Fathers come in a variety of assorted packaging. Some are wrapped in suits and hand stitched Italian loafers, whilst others are adorned with bowling shirts and eighties denim high pants. There are those who come with novel accessories such as beer cans, golf clubs, green thumbs, organizers, or fountain pens. However, different they may all be, a simple commonality can be found...that is we would not exist without them.
My father is one that should have come gift wrapped in a khaki safari suit and matching hat. The man lived quite an adventure, and I grew up listening to countless stories of amazing cities and characters he had met along the way.
A born traveler, dad studied abroad in Europe with a scholarship and an interest in seeing the rest of the world through his own eyes. He traveled everywhere, and whilst my mother was still pregnant with me he sent her letters and photographs from Paris, Berlin, and London.

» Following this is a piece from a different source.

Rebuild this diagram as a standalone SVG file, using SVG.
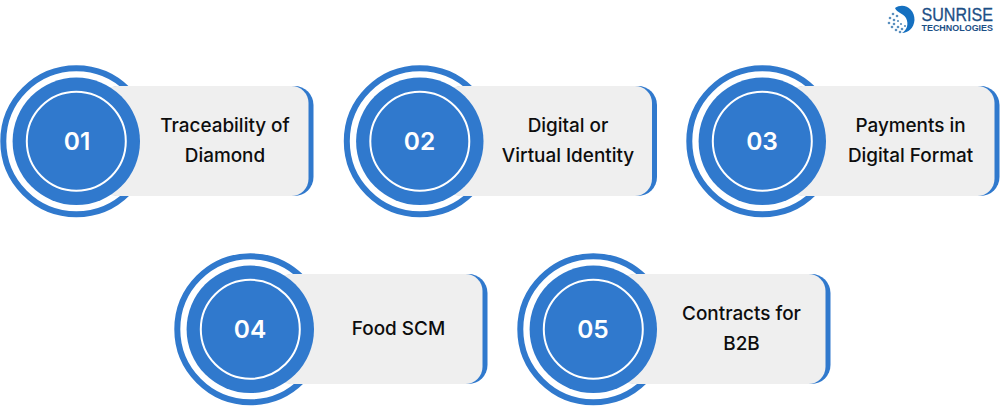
<svg xmlns="http://www.w3.org/2000/svg" width="1000" height="406" viewBox="0 0 1000 406">
<style>
.back{fill:#3079cd}
.card{fill:#efefef}
.outer{fill:none;stroke:#3079cd;stroke-width:6}
.inner{fill:#3079cd}
.ring{fill:none;stroke:#fff;stroke-width:2}
.num{font:600 24.500px Inter,"Liberation Sans",sans-serif;fill:#fff;text-anchor:middle}
.lbl{font:500 18.900px Inter,"Liberation Sans",sans-serif;fill:#0d0d0d;text-anchor:middle}
.logo{font-family:"Liberation Sans",sans-serif;fill:#1c4f86}
.dot{fill:#5a8fbe}
</style>
<defs>
<g id="badge">
<circle class="outer" cx="76.300" cy="141.300" r="73"/>
<rect class="back" x="100" y="86" width="213.500" height="110" rx="19"/>
<rect class="card" x="100" y="86" width="208.500" height="110" rx="17"/>
<circle class="inner" cx="76.300" cy="141.300" r="63.700"/>
<circle class="ring" cx="76.300" cy="141.300" r="49.500"/>
</g>
</defs>
<g id="logo">
<path d="M895 8C903 2 915 8 914.500 20C914 28 908 33 902 33C907 30 909 24 906 18C903 13 897 13 895 8Z" fill="#1570c0"/>
<circle class="dot" cx="893" cy="14" r="1.300"/><circle class="dot" cx="890" cy="18" r="1.300"/><circle class="dot" cx="889" cy="23" r="1.300"/><circle class="dot" cx="892" cy="27" r="1.300"/><circle class="dot" cx="896" cy="30" r="1.300"/><circle class="dot" cx="900" cy="32" r="1.300"/><circle class="dot" cx="894" cy="20" r="1.300"/><circle class="dot" cx="897" cy="16" r="1.300"/><circle class="dot" cx="894" cy="24" r="1.300"/><circle class="dot" cx="898" cy="27" r="1.300"/><circle class="dot" cx="902" cy="29" r="1.300"/><circle class="dot" cx="898" cy="21" r="1.100"/><circle class="dot" cx="901" cy="24" r="1.100"/><circle class="dot" cx="905" cy="26" r="1.100"/>
<text class="logo" x="921.500" y="21" font-size="18" stroke="#1c4f86" stroke-width="0.300" textLength="71.500" lengthAdjust="spacingAndGlyphs">SUNRISE</text>
<text class="logo" x="921.500" y="31" font-size="8.500" font-weight="700" textLength="71.500" lengthAdjust="spacingAndGlyphs">TECHNOLOGIES</text>
</g>
<g id="connectors"/>
<g id="node-01"><use href="#badge"/><text class="num" x="77" y="150">01</text><text class="lbl" x="225" y="132">Traceability of</text><text class="lbl" x="225" y="162">Diamond</text></g>
<g id="node-02" transform="translate(343.500 0)"><use href="#badge"/><text class="num" x="76" y="150">02</text><text class="lbl" x="224.500" y="132">Digital or</text><text class="lbl" x="224.500" y="162">Virtual Identity</text></g>
<g id="node-03" transform="translate(686 0)"><use href="#badge"/><text class="num" x="76" y="150">03</text><text class="lbl" x="224.500" y="132">Payments in</text><text class="lbl" x="224.500" y="162">Digital Format</text></g>
<g id="node-04" transform="translate(174 188)"><use href="#badge"/><text class="num" x="76" y="150">04</text><text class="lbl" x="224.500" y="147">Food SCM</text></g>
<g id="node-05" transform="translate(517 188)"><use href="#badge"/><text class="num" x="76" y="150">05</text><text class="lbl" x="224.500" y="132">Contracts for</text><text class="lbl" x="224.500" y="162">B2B</text></g>
</svg>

I remember being ten years old and a curious girl who constantly rummaged through her mother's dressing table. There was a tiny yet beautiful Eiffel Tower necklace that caught my eye. The chain was thin and crafted out of a white gold, and hanging on it was a square marble pendant with the gold tower carved into it. I asked my mother if I could borrow the necklace, and she said yes but on one condition: I had to take very good care of it.
It was quite old, she explained.
Dad had sent it over to her in the mail when he traveled to Paris. At the time, she was still pregnant with me, and could not travel with him. She told me that the necklace was older than me, and that I should treat it like I would an elder: with respect. So I did just that, and wore it with pride to a dance recital where I later stood back stage showing the tower off to my peers, warning them that if they touched it I would tear a hole in their leotard.
Although I was only partially joking.
After me and my baby sister was born, dad made a rather drastic decision to move us away from our home town, which was then the bustling metropolitan city of Jakarta, Indonesia. There was political unrest that made my parents uneasy about our future if we chose to stay.
My father had been offered a job in Australia, and so he took us with him in search of a better life. It was lucky that he did, because only a month after we waved goodbye to relatives and friends, all hell broke loose as the economy crisis in Indonesia worsened. I watched the riots on the news miles away in Melbourne, my new home.
Until now I still think about how lucky we were to have fled just in time. And today, on Father's Day, I celebrated the life of a man who showed me the world.